Political opponents of the CCA, however, have taken issue with that assessment of the council's actions, arguing that the body has spent its first months doing little at great length.

"We've done a lot of talking, but aside from the environmental ordinances nothing has changed except that the meetings are longer and there are more of them," says Independent Councillor William H. Walsh. "This council has set a record for the most meetings, not the most productivity."

Much of the council's first months have been spent grappling with two problems left over by its predecessor-both dealing with the city's 20-year old system of rent control. While both were finally put to rest after long procedural battles, the council has had little time to discuss new rent control initiatives.

And members of the anti-rent control Small Property Owners Association (SPOA) maintain that the council still has not made good on its promise to ease the burdens rent control places on them.

"They've done a number of things to us but nothing for us," said John Natale, co-chair of SPOA. "We are waiting, but they've been in office five months."

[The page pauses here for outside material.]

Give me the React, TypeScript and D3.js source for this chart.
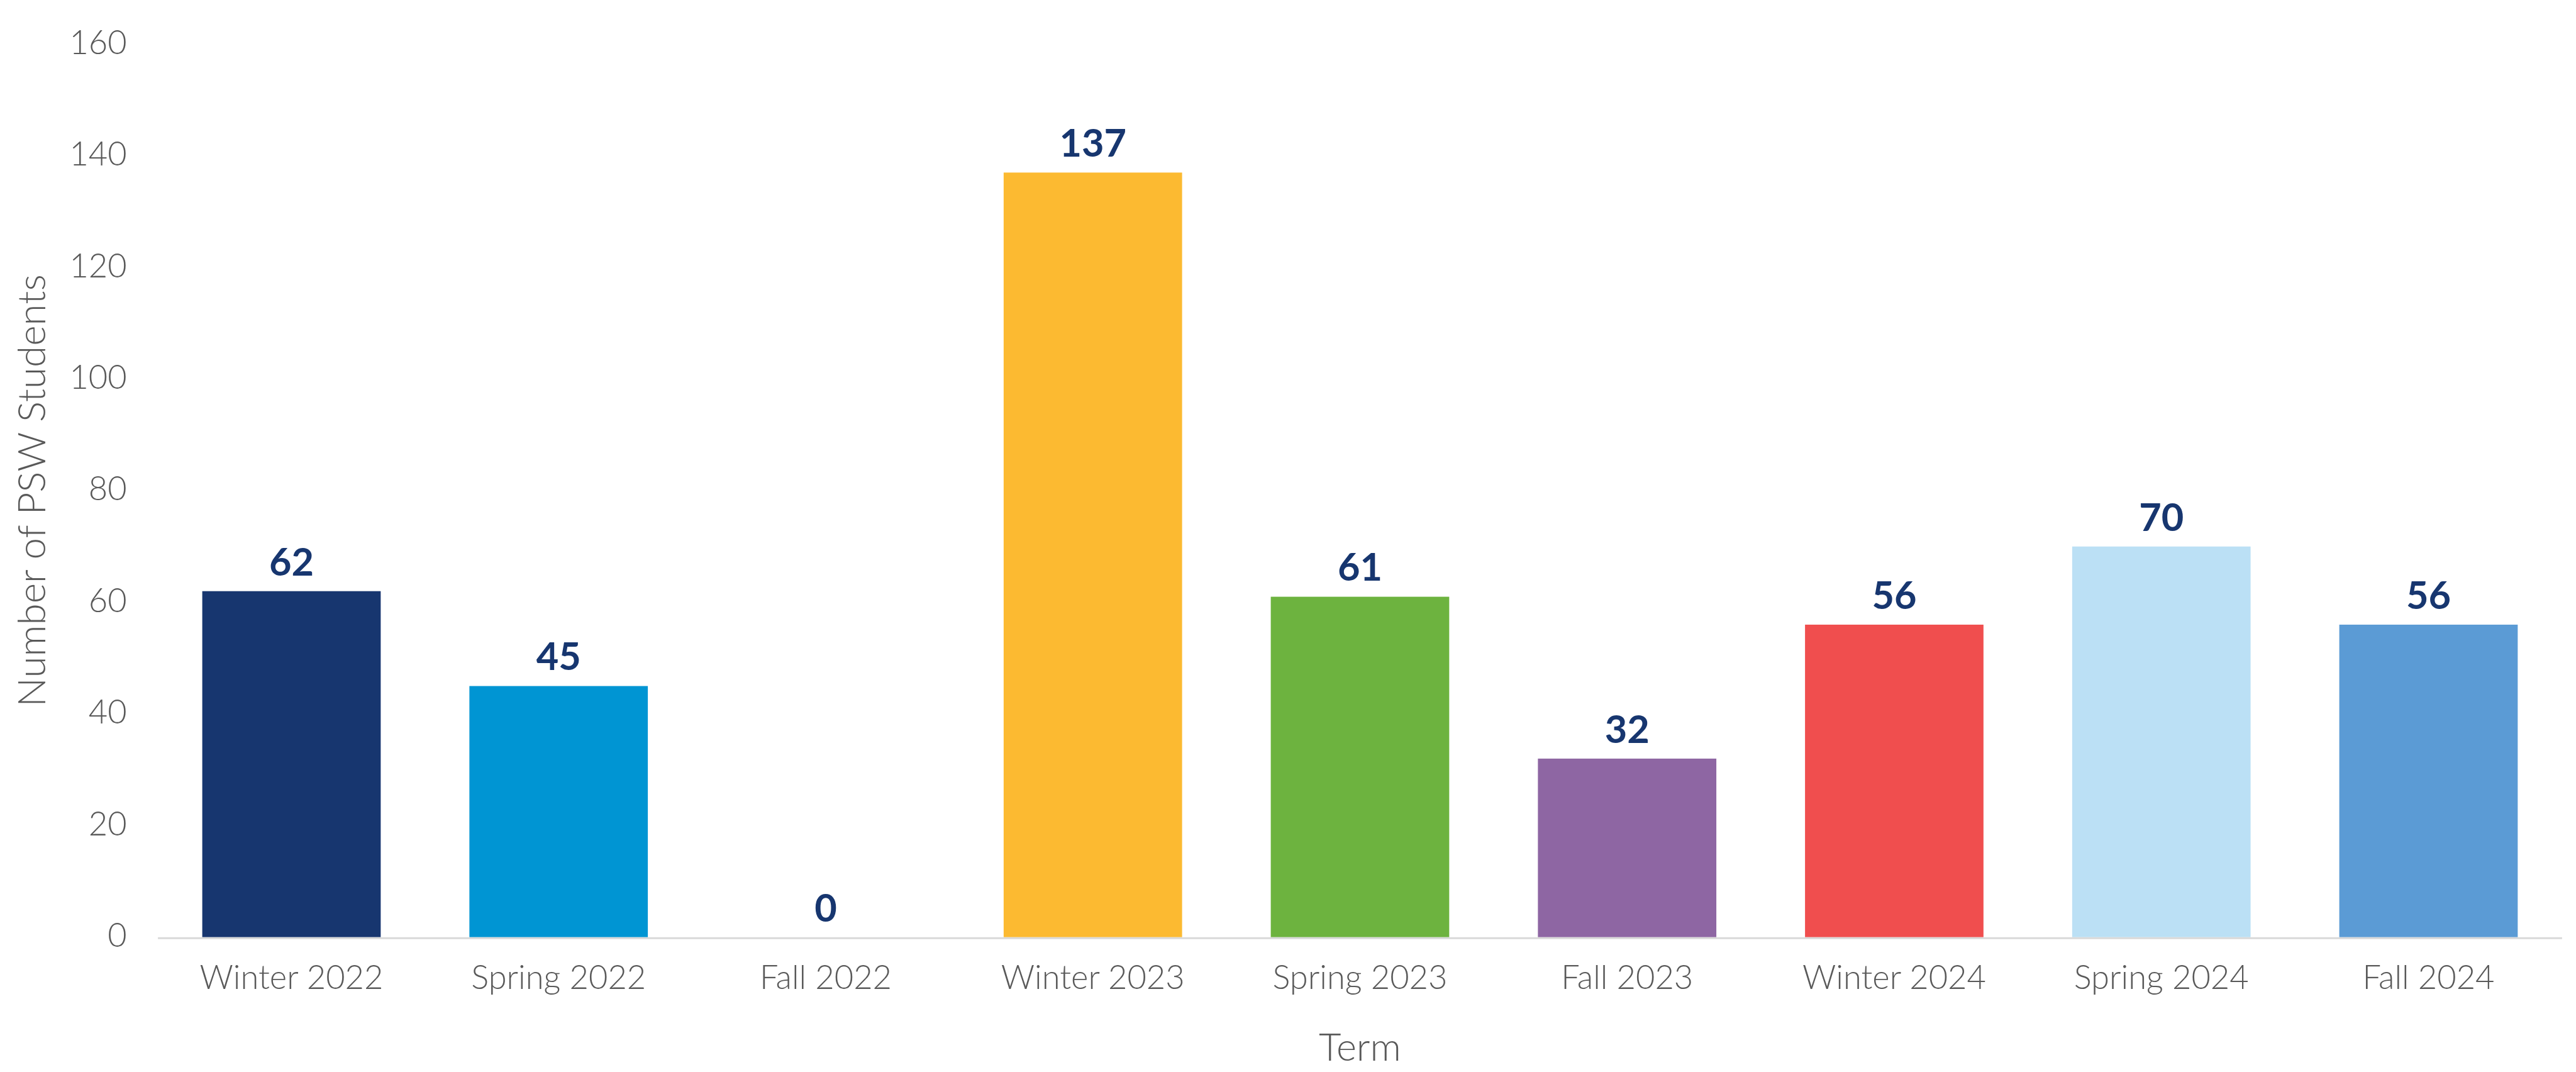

However, CCA supporters say they have made clear progress in their relationship with city administrators. Shortly after the CCA victory in November, many city politicoes predicted that the new council would be hamstrung by an inability to work with City Manager Robert W. Healy, who wields almost all executive power under Cambridge's 'Plan E' form of government.

A strong proponent of new commercial development for the city, Healy has often been criticized by CCA-backers for neglecting the negative impact such projects can have on city residents.

Nonetheless CCA-backed councillors point to their agreement with Healy on one key move--the decision to hire a city police commissioner--as a sign of increasing cooperation.

"The tenor of the council is improving--discussion is becoming more substantative and there is a growing ability to work with Bob Healy," says Edward N. Cyr, a first-term councillor from North Cambridge who proved one of the fall's most popular candidates.

And while the council has taken almost no action to curb development in the city, CCA backers say that one of the key problems they face lies in the composition of city boards and commissions--an area of government over which the council has no direct control.

"You just don't say fire this person and hire this person." says Councillor Jonathan S. Myers "These changes have to be done on a policy basis."

But while change has been slow to come, CCA backers still maintain that the new majority has vastly improved on its predecessor.

"It has been very responsive on all sides," says Gladys P. Gifford, president of the anti-development Harvard Square Defense Fund.

"A majority of the new City Council is taking on the tough issues, which hasn't been the case in the past," Gifford says. "Alice is proving to be a superb leader, and they are working together, which hasn't always been the case."

And Howard P. Ramseur, co-chair of the grass-roots Working Committee for a Cambridge Rainbow, says it is too early for an accurate analysis. But like Gifford, he says he sees positive signs.

"It doesn't feel like a slow start," says Ramseur.

And while some CCA-backed councillors acknowledge that their first five months have not seen the type of drama that was the hallmark of their predecessors, they say that their accomplishments have more substance and less flash.

"All of those things have an emphasis that wasn't really there before," says Francis H. Duehay '55.

"It is all incremental," says Cyr. "The nitty-gritty stuff does not make for great headlines. Point-by-point you see the direction of government change and I think that is what you are seeing."